**DATA BLOCK**
[start]
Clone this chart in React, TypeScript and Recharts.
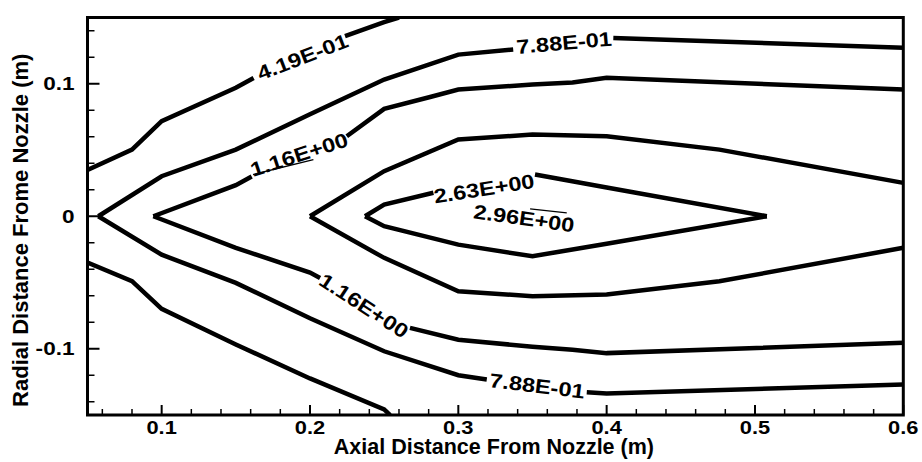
import { ComposedChart, Line, Scatter, XAxis, YAxis, ReferenceArea } from "recharts";

type Pt = { x: number; y: number };

// axis ticks
const X_MAJOR = [0.1, 0.2, 0.3, 0.4, 0.5, 0.6];
const X_MINOR = [0.06, 0.08, 0.12, 0.14, 0.16, 0.18, 0.22, 0.24, 0.26, 0.28, 0.32, 0.34, 0.36, 0.38, 0.42, 0.44, 0.46, 0.48, 0.52, 0.54, 0.56, 0.58];
const Y_MAJOR = [-0.1, 0, 0.1];
const Y_MINOR = [-0.14, -0.12, -0.08, -0.06, -0.04, -0.02, 0.02, 0.04, 0.06, 0.08, 0.12, 0.14];

// contour 4.19E-01
const c419TopA: Pt[] = [{ x: 0.05, y: 0.035 }, { x: 0.08, y: 0.0503 }, { x: 0.1, y: 0.0717 }, { x: 0.15, y: 0.097 }, { x: 0.162, y: 0.1043 }];
const c419TopB: Pt[] = [{ x: 0.2236, y: 0.1359 }, { x: 0.25, y: 0.1465 }, { x: 0.26, y: 0.15 }];
const c419Bot: Pt[] = [{ x: 0.05, y: -0.035 }, { x: 0.08, y: -0.049 }, { x: 0.1, y: -0.0699 }, { x: 0.15, y: -0.0968 }, { x: 0.2, y: -0.1224 }, { x: 0.25, y: -0.1457 }, { x: 0.254, y: -0.15 }];

// contour 7.88E-01
const c788TopA: Pt[] = [{ x: 0.0573, y: 0 }, { x: 0.1, y: 0.0302 }, { x: 0.15, y: 0.0503 }, { x: 0.2, y: 0.077 }, { x: 0.25, y: 0.1032 }, { x: 0.3, y: 0.122 }, { x: 0.337, y: 0.1258 }];
const c788TopB: Pt[] = [{ x: 0.4045, y: 0.1346 }, { x: 0.6, y: 0.1271 }];
const c788BotA: Pt[] = [{ x: 0.0573, y: 0 }, { x: 0.1, y: -0.029 }, { x: 0.15, y: -0.0503 }, { x: 0.2, y: -0.077 }, { x: 0.25, y: -0.1019 }, { x: 0.3, y: -0.12 }, { x: 0.3192, y: -0.1232 }];
const c788BotB: Pt[] = [{ x: 0.3866, y: -0.1328 }, { x: 0.4, y: -0.1338 }, { x: 0.6, y: -0.127 }];

// contour 1.16E+00
const c116TopA: Pt[] = [{ x: 0.0944, y: 0 }, { x: 0.15, y: 0.0235 }, { x: 0.1607, y: 0.03 }];
const c116TopThin: Pt[] = [{ x: 0.1616, y: 0.0315 }, { x: 0.2023, y: 0.0428 }];
const c116TopB: Pt[] = [{ x: 0.2248, y: 0.0604 }, { x: 0.25, y: 0.081 }, { x: 0.281, y: 0.09 }, { x: 0.3, y: 0.0956 }, { x: 0.35, y: 0.0994 }, { x: 0.377, y: 0.1009 }, { x: 0.4, y: 0.1045 }, { x: 0.6, y: 0.0956 }];
const c116BotA: Pt[] = [{ x: 0.0944, y: 0 }, { x: 0.15, y: -0.0238 }, { x: 0.2, y: -0.0425 }, { x: 0.2068, y: -0.0466 }];
const c116BotB: Pt[] = [{ x: 0.2674, y: -0.0842 }, { x: 0.3, y: -0.0932 }, { x: 0.35, y: -0.0985 }, { x: 0.377, y: -0.1008 }, { x: 0.4, y: -0.1033 }, { x: 0.6, y: -0.0955 }];

// unlabelled contour between 1.16 and 2.63
const cMidTop: Pt[] = [{ x: 0.2, y: 0 }, { x: 0.25, y: 0.034 }, { x: 0.3, y: 0.0579 }, { x: 0.35, y: 0.0617 }, { x: 0.4, y: 0.0604 }, { x: 0.476, y: 0.0503 }, { x: 0.6, y: 0.0252 }];
const cMidBot: Pt[] = [{ x: 0.2, y: 0 }, { x: 0.25, y: -0.0314 }, { x: 0.3, y: -0.0566 }, { x: 0.35, y: -0.0604 }, { x: 0.4, y: -0.0591 }, { x: 0.476, y: -0.0491 }, { x: 0.6, y: -0.0238 }];

// contour 2.63E+00
const c263TopA: Pt[] = [{ x: 0.2371, y: 0 }, { x: 0.25, y: 0.0088 }, { x: 0.2832, y: 0.0177 }];
const c263TopB: Pt[] = [{ x: 0.3517, y: 0.0315 }, { x: 0.4, y: 0.0217 }, { x: 0.508, y: 0 }];
const c263Bot: Pt[] = [{ x: 0.2371, y: 0 }, { x: 0.25, y: -0.0075 }, { x: 0.3, y: -0.0214 }, { x: 0.35, y: -0.0302 }, { x: 0.4, y: -0.0207 }, { x: 0.508, y: 0 }];

// contour 2.96E+00 (only a sliver shows)
const c296: Pt[] = [{ x: 0.3484, y: 0.0056 }, { x: 0.3731, y: 0.0026 }];

const LABELS = [
  { x: 0.195, y: 0.1203, text: "4.19E-01" },
  { x: 0.3713, y: 0.1311, text: "7.88E-01" },
  { x: 0.1926, y: 0.0466, text: "1.16E+00" },
  { x: 0.3173, y: 0.0209, text: "2.63E+00" },
  { x: 0.3443, y: -0.0014, text: "2.96E+00" },
  { x: 0.2364, y: -0.0674, text: "1.16E+00" },
  { x: 0.3531, y: -0.1278, text: "7.88E-01" },
];

const THICK = [c419TopA, c419TopB, c419Bot, c788TopA, c788TopB, c788BotA, c788BotB, c116TopA, c116TopB, c116BotA, c116BotB, cMidTop, cMidBot, c263TopA, c263TopB, c263Bot];
const THIN = [c116TopThin, c296];

const LABEL_ANGLES = [-21, -5, -18, -9, 8, 33, 7];
const FONT = { fontFamily: '"Liberation Sans", Arial, Helvetica, sans-serif', fontWeight: 700 };

const isMajor = (list: number[], v: number) => list.some((m) => Math.abs(m - v) < 1e-9);

const XTick = (props: any) => {
  const { x, y, payload } = props;
  const major = isMajor(X_MAJOR, payload.value);
  return (
    <g>
      <line x1={x} y1={y} x2={x} y2={y - (major ? 10 : 6)} stroke="#000" strokeWidth={major ? 2 : 1.5} />
      {major && (
        <text transform={`translate(${x},${y + 19.3}) scale(1.25,1)`} textAnchor="middle" fontSize={17.5} fill="#000" style={FONT}>
          {String(payload.value)}
        </text>
      )}
    </g>
  );
};

const YTick = (props: any) => {
  const { x, y, payload } = props;
  const major = isMajor(Y_MAJOR, payload.value);
  return (
    <g>
      <line x1={x} y1={y} x2={x + (major ? 12 : 7)} y2={y} stroke="#000" strokeWidth={major ? 2 : 1.5} />
      {major && (
        <text transform={`translate(${x - 13},${y + 6.6}) scale(1.22,1)`} textAnchor="end" fontSize={18.5} fill="#000" style={FONT}>
          {String(payload.value)}
        </text>
      )}
    </g>
  );
};

const ContourLabel = (props: any) => {
  const { cx, cy, payload } = props;
  const i = LABELS.findIndex((l) => l.x === payload.x && l.y === payload.y);
  const a = LABEL_ANGLES[i] ?? 0;
  return (
    <text transform={`translate(${cx},${cy}) rotate(${a}) scale(1.18,1)`} textAnchor="middle" dy="0.36em" fontSize={20} fill="#000" style={FONT}>
      {payload.text}
    </text>
  );
};

const XTitle = (props: any) => {
  const vb = props.viewBox;
  return (
    <text x={vb.x + vb.width / 2 - 1.5} y={vb.y + 39} textAnchor="middle" fontSize={21.5} fill="#000" style={FONT}>
      Axial Distance From Nozzle (m)
    </text>
  );
};

const YTitle = (props: any) => {
  const vb = props.viewBox;
  return (
    <text transform={`translate(${vb.x + 28},${vb.y + vb.height / 2 + 14}) rotate(-90)`} textAnchor="middle" fontSize={22} fill="#000" style={FONT}>
      Radial Distance Frome Nozzle (m)
    </text>
  );
};

export default function App() {
  return (
    <div style={{ position: "absolute", left: 0, top: 0 }}>
      <ComposedChart width={922} height={462} margin={{ top: 17.5, right: 18.7, left: 0, bottom: 7 }}>
        <XAxis
          type="number"
          dataKey="x"
          domain={[0.05, 0.6]}
          allowDataOverflow
          ticks={[...X_MAJOR, ...X_MINOR].sort((a, b) => a - b)}
          interval={0}
          tick={<XTick />}
          tickLine={false}
          axisLine={false}
          tickSize={0}
          tickMargin={0}
          height={40}
          label={XTitle}
        />
        <YAxis
          type="number"
          dataKey="y"
          domain={[-0.15, 0.15]}
          allowDataOverflow
          ticks={[...Y_MAJOR, ...Y_MINOR].sort((a, b) => a - b)}
          interval={0}
          tick={<YTick />}
          tickLine={false}
          axisLine={false}
          tickSize={0}
          tickMargin={0}
          width={87.5}
          label={YTitle}
        />
        {THICK.map((d, i) => (
          <Line key={`t${i}`} data={d} dataKey="y" type="linear" stroke="#000" strokeWidth={4.5} dot={false} activeDot={false} isAnimationActive={false} />
        ))}
        {THIN.map((d, i) => (
          <Line key={`n${i}`} data={d} dataKey="y" type="linear" stroke="#000" strokeWidth={1.3} dot={false} activeDot={false} isAnimationActive={false} />
        ))}
        <Scatter data={LABELS} dataKey="y" shape={ContourLabel} isAnimationActive={false} />
        <ReferenceArea x1={0.05} x2={0.6} y1={-0.15} y2={0.15} fill="none" fillOpacity={0} stroke="#000" strokeWidth={3} />
      </ComposedChart>
    </div>
  );
}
[end]
**WHAT YOU HAVE TO DO**
Write out each line of the listing above, exactly, from its first line to the line holding "const c419Bot: Pt[]", inclusive. Skip the pictures.

**RESULT OF THIS EXERCISE**
Clone this chart in React, TypeScript and Recharts.
import { ComposedChart, Line, Scatter, XAxis, YAxis, ReferenceArea } from "recharts";

type Pt = { x: number; y: number };

// axis ticks
const X_MAJOR = [0.1, 0.2, 0.3, 0.4, 0.5, 0.6];
const X_MINOR = [0.06, 0.08, 0.12, 0.14, 0.16, 0.18, 0.22, 0.24, 0.26, 0.28, 0.32, 0.34, 0.36, 0.38, 0.42, 0.44, 0.46, 0.48, 0.52, 0.54, 0.56, 0.58];
const Y_MAJOR = [-0.1, 0, 0.1];
const Y_MINOR = [-0.14, -0.12, -0.08, -0.06, -0.04, -0.02, 0.02, 0.04, 0.06, 0.08, 0.12, 0.14];

// contour 4.19E-01
const c419TopA: Pt[] = [{ x: 0.05, y: 0.035 }, { x: 0.08, y: 0.0503 }, { x: 0.1, y: 0.0717 }, { x: 0.15, y: 0.097 }, { x: 0.162, y: 0.1043 }];
const c419TopB: Pt[] = [{ x: 0.2236, y: 0.1359 }, { x: 0.25, y: 0.1465 }, { x: 0.26, y: 0.15 }];
const c419Bot: Pt[] = [{ x: 0.05, y: -0.035 }, { x: 0.08, y: -0.049 }, { x: 0.1, y: -0.0699 }, { x: 0.15, y: -0.0968 }, { x: 0.2, y: -0.1224 }, { x: 0.25, y: -0.1457 }, { x: 0.254, y: -0.15 }];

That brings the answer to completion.